Mesmo que a encenação tenha sido feita por um rapaz homossexual e uma jovem negra, grupos que costumam estar expostos a séries de opressões, Joice considera que os dois não entenderam a gravidade do problema que tentaram retratar no vídeo.

"Esses jovens foram completamente infelizes. Sem contar que injúria racial é crime, previsto em lei. Não dá pra brincar com um crime. É como dizer: assassinei uma pessoa, mas era só para promover o meu trabalho", diz.

Ela opina que Junior e Flor deveriam ter avisado, no início do vídeo, que se tratava de uma dramatização. "Assim daria para compreender. Como não houve qualquer aviso (de que era uma encenação), muitas pessoas se mobilizaram para contestar esse caso e depois se sentiram como palhaças. Os fins não justificam os meios", declara.
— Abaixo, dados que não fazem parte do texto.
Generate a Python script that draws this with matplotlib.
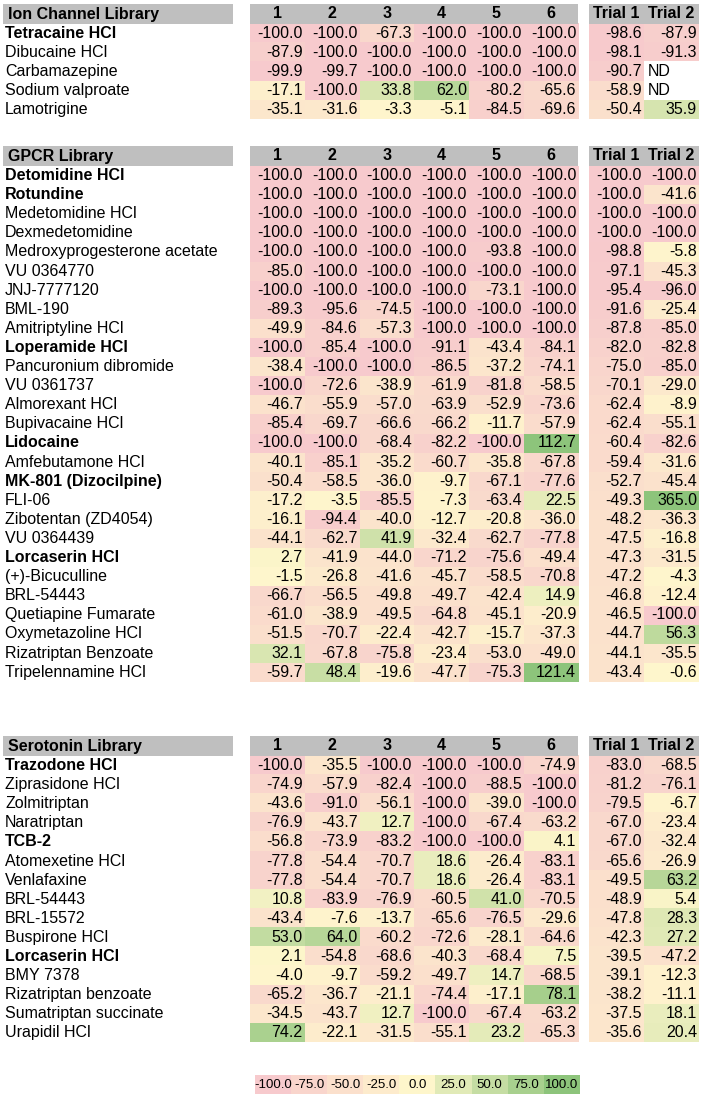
import numpy as np
import matplotlib
matplotlib.use('Agg')
import matplotlib.pyplot as plt
from matplotlib.colors import LinearSegmentedColormap, Normalize
from matplotlib.patches import Rectangle

plt.rcParams['font.family'] = ['Liberation Sans', 'DejaVu Sans']

ND = np.nan

# ---- data ----
col_labels = ['1', '2', '3', '4', '5', '6']
trial_labels = ['Trial 1', 'Trial 2']

ion_names = ['Tetracaine HCl', 'Dibucaine HCl', 'Carbamazepine', 'Sodium valproate', 'Lamotrigine']
ion_bold = [True, False, False, False, False]
ion_values = [
    [-100.0, -100.0, -67.3, -100.0, -100.0, -100.0],
    [-87.9, -100.0, -100.0, -100.0, -100.0, -100.0],
    [-99.9, -99.7, -100.0, -100.0, -100.0, -100.0],
    [-17.1, -100.0, 33.8, 62.0, -80.2, -65.6],
    [-35.1, -31.6, -3.3, -5.1, -84.5, -69.6],
]
ion_trials = [
    [-98.6, -87.9],
    [-98.1, -91.3],
    [-90.7, ND],
    [-58.9, ND],
    [-50.4, 35.9],
]

gpcr_names = ['Detomidine HCl', 'Rotundine', 'Medetomidine HCl', 'Dexmedetomidine',
              'Medroxyprogesterone acetate', 'VU 0364770', 'JNJ-7777120', 'BML-190',
              'Amitriptyline HCl', 'Loperamide HCl', 'Pancuronium dibromide', 'VU 0361737',
              'Almorexant HCl', 'Bupivacaine HCl', 'Lidocaine', 'Amfebutamone HCl',
              'MK-801 (Dizocilpine)', 'FLI-06', 'Zibotentan (ZD4054)', 'VU 0364439',
              'Lorcaserin HCl', '(+)-Bicuculline', 'BRL-54443', 'Quetiapine Fumarate',
              'Oxymetazoline HCl', 'Rizatriptan Benzoate', 'Tripelennamine HCl']
gpcr_bold = ['Detomidine HCl', 'Rotundine', 'Loperamide HCl', 'Lidocaine',
             'MK-801 (Dizocilpine)', 'Lorcaserin HCl']
gpcr_values = [
    [-100.0, -100.0, -100.0, -100.0, -100.0, -100.0],
    [-100.0, -100.0, -100.0, -100.0, -100.0, -100.0],
    [-100.0, -100.0, -100.0, -100.0, -100.0, -100.0],
    [-100.0, -100.0, -100.0, -100.0, -100.0, -100.0],
    [-100.0, -100.0, -100.0, -100.0, -93.8, -100.0],
    [-85.0, -100.0, -100.0, -100.0, -100.0, -100.0],
    [-100.0, -100.0, -100.0, -100.0, -73.1, -100.0],
    [-89.3, -95.6, -74.5, -100.0, -100.0, -100.0],
    [-49.9, -84.6, -57.3, -100.0, -100.0, -100.0],
    [-100.0, -85.4, -100.0, -91.1, -43.4, -84.1],
    [-38.4, -100.0, -100.0, -86.5, -37.2, -74.1],
    [-100.0, -72.6, -38.9, -61.9, -81.8, -58.5],
    [-46.7, -55.9, -57.0, -63.9, -52.9, -73.6],
    [-85.4, -69.7, -66.6, -66.2, -11.7, -57.9],
    [-100.0, -100.0, -68.4, -82.2, -100.0, 112.7],
    [-40.1, -85.1, -35.2, -60.7, -35.8, -67.8],
    [-50.4, -58.5, -36.0, -9.7, -67.1, -77.6],
    [-17.2, -3.5, -85.5, -7.3, -63.4, 22.5],
    [-16.1, -94.4, -40.0, -12.7, -20.8, -36.0],
    [-44.1, -62.7, 41.9, -32.4, -62.7, -77.8],
    [2.7, -41.9, -44.0, -71.2, -75.6, -49.4],
    [-1.5, -26.8, -41.6, -45.7, -58.5, -70.8],
    [-66.7, -56.5, -49.8, -49.7, -42.4, 14.9],
    [-61.0, -38.9, -49.5, -64.8, -45.1, -20.9],
    [-51.5, -70.7, -22.4, -42.7, -15.7, -37.3],
    [32.1, -67.8, -75.8, -23.4, -53.0, -49.0],
    [-59.7, 48.4, -19.6, -47.7, -75.3, 121.4],
]
gpcr_trials = [
    [-100.0, -100.0], [-100.0, -41.6], [-100.0, -100.0], [-100.0, -100.0],
    [-98.8, -5.8], [-97.1, -45.3], [-95.4, -96.0], [-91.6, -25.4],
    [-87.8, -85.0], [-82.0, -82.8], [-75.0, -85.0], [-70.1, -29.0],
    [-62.4, -8.9], [-62.4, -55.1], [-60.4, -82.6], [-59.4, -31.6],
    [-52.7, -45.4], [-49.3, 365.0], [-48.2, -36.3], [-47.5, -16.8],
    [-47.3, -31.5], [-47.2, -4.3], [-46.8, -12.4], [-46.5, -100.0],
    [-44.7, 56.3], [-44.1, -35.5], [-43.4, -0.6],
]

sero_names = ['Trazodone HCl', 'Ziprasidone HCl', 'Zolmitriptan', 'Naratriptan', 'TCB-2',
              'Atomexetine HCl', 'Venlafaxine', 'BRL-54443', 'BRL-15572', 'Buspirone HCl',
              'Lorcaserin HCl', 'BMY 7378', 'Rizatriptan benzoate', 'Sumatriptan succinate',
              'Urapidil HCl']
sero_bold = ['Trazodone HCl', 'TCB-2', 'Lorcaserin HCl']
sero_values = [
    [-100.0, -35.5, -100.0, -100.0, -100.0, -74.9],
    [-74.9, -57.9, -82.4, -100.0, -88.5, -100.0],
    [-43.6, -91.0, -56.1, -100.0, -39.0, -100.0],
    [-76.9, -43.7, 12.7, -100.0, -67.4, -63.2],
    [-56.8, -73.9, -83.2, -100.0, -100.0, 4.1],
    [-77.8, -54.4, -70.7, 18.6, -26.4, -83.1],
    [-77.8, -54.4, -70.7, 18.6, -26.4, -83.1],
    [10.8, -83.9, -76.9, -60.5, 41.0, -70.5],
    [-43.4, -7.6, -13.7, -65.6, -76.5, -29.6],
    [53.0, 64.0, -60.2, -72.6, -28.1, -64.6],
    [2.1, -54.8, -68.6, -40.3, -68.4, 7.5],
    [-4.0, -9.7, -59.2, -49.7, 14.7, -68.5],
    [-65.2, -36.7, -21.1, -74.4, -17.1, 78.1],
    [-34.5, -43.7, 12.7, -100.0, -67.4, -63.2],
    [74.2, -22.1, -31.5, -55.1, 23.2, -65.3],
]
sero_trials = [
    [-83.0, -68.5], [-81.2, -76.1], [-79.5, -6.7], [-67.0, -23.4], [-67.0, -32.4],
    [-65.6, -26.9], [-49.5, 63.2], [-48.9, 5.4], [-47.8, 28.3], [-42.3, 27.2],
    [-39.5, -47.2], [-39.1, -12.3], [-38.2, -11.1], [-37.5, 18.1], [-35.6, 20.4],
]

legend_values = [-100.0, -75.0, -50.0, -25.0, 0.0, 25.0, 50.0, 75.0, 100.0]

sections = [
    ('Ion Channel Library', ion_names, ion_bold, ion_values, ion_trials, 4),
    ('GPCR Library', gpcr_names, [n in gpcr_bold for n in gpcr_names], gpcr_values, gpcr_trials, 146),
    ('Serotonin Library', sero_names, [n in sero_bold for n in sero_names], sero_values, sero_trials, 736),
]

# ---- layout (pixels) ----
W, H = 701, 1097
label_x0, label_x1 = 3, 233
data_x0, data_w = 250, 54.7
trial_x0, trial_w = 589, 55.0
head_h = 20
row_h = 19.1
header_grey = '#bfbfbf'
fs = 11.5

cmap = LinearSegmentedColormap.from_list('rg', ['#f7cacd', '#fff7cc', '#8dc47b'])
cmap.set_bad('white')
norm = Normalize(-100, 100)

fig = plt.figure(figsize=(W / 100, H / 100), dpi=100)
ax = fig.add_axes([0, 0, 1, 1])
ax.set_xlim(0, W)
ax.set_ylim(H, 0)
ax.axis('off')


def draw_block(vals, x0, cw, y0):
    arr = np.array(vals, dtype=float)
    nr, nc = arr.shape
    ax.imshow(np.ma.masked_invalid(np.clip(arr, -100, 100)), cmap=cmap, norm=norm,
              extent=(x0, x0 + nc * cw, y0 + nr * row_h, y0), aspect='auto',
              interpolation='nearest')
    for i in range(nr):
        for j in range(nc):
            yc = y0 + (i + 0.5) * row_h
            v = arr[i, j]
            if np.isnan(v):
                ax.text(x0 + j * cw + 4, yc, 'ND', ha='left', va='center', fontsize=fs)
            else:
                ax.text(x0 + (j + 1) * cw - 2, yc, f'{v:.1f}', ha='right', va='center', fontsize=fs)


for title, names, bold, vals, trials, top in sections:
    # header bars
    ax.add_patch(Rectangle((label_x0, top), label_x1 - label_x0, head_h, color=header_grey, lw=0))
    ax.add_patch(Rectangle((data_x0, top), data_w * 6, head_h, color=header_grey, lw=0))
    ax.add_patch(Rectangle((trial_x0, top), trial_w * 2, head_h, color=header_grey, lw=0))
    hc = top + head_h / 2
    ax.text(label_x0 + 5, hc, title, ha='left', va='center', fontsize=fs, fontweight='bold')
    for j, c in enumerate(col_labels):
        ax.text(data_x0 + (j + 0.5) * data_w, hc, c, ha='center', va='center', fontsize=fs, fontweight='bold')
    for j, c in enumerate(trial_labels):
        ax.text(trial_x0 + (j + 0.5) * trial_w, hc, c, ha='center', va='center', fontsize=fs, fontweight='bold')

    y0 = top + head_h
    for i, (n, b) in enumerate(zip(names, bold)):
        ax.text(label_x0 + 2, y0 + (i + 0.5) * row_h, n, ha='left', va='center', fontsize=fs,
                fontweight='bold' if b else 'normal')
    draw_block(vals, data_x0, data_w, y0)
    draw_block(trials, trial_x0, trial_w, y0)

# legend strip
leg_x0, leg_w, leg_y0, leg_h = 255, 36.1, 1075, 19
ax.imshow(np.array([legend_values]), cmap=cmap, norm=norm,
          extent=(leg_x0, leg_x0 + leg_w * len(legend_values), leg_y0 + leg_h, leg_y0),
          aspect='auto', interpolation='nearest')
for j, v in enumerate(legend_values):
    ax.text(leg_x0 + (j + 0.5) * leg_w, leg_y0 + leg_h / 2, f'{v:.1f}', ha='center', va='center',
            fontsize=9.5)

ax.set_xlim(0, W)
ax.set_ylim(H, 0)
fig.savefig('out.png', dpi=100)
"As pessoas não entendem que fazer sucesso, ter fama e ser útil para a sociedade são coisas que nem sempre estão juntas. Estão buscando fama vazia. Muitas pessoas negras, como a Karol Conka e o Emicida, conseguiram visibilidade na mídia com um caminho digno, sem ofender ninguém", declara.

Apesar das críticas, Joice afirma que Junior e Flor não devem ser alvos de ofensas. "Não vou demonizar essas coisas. São jovens e isso foi uma grande molecagem. Não entenderam o real problema. Precisam de conscientização", opina.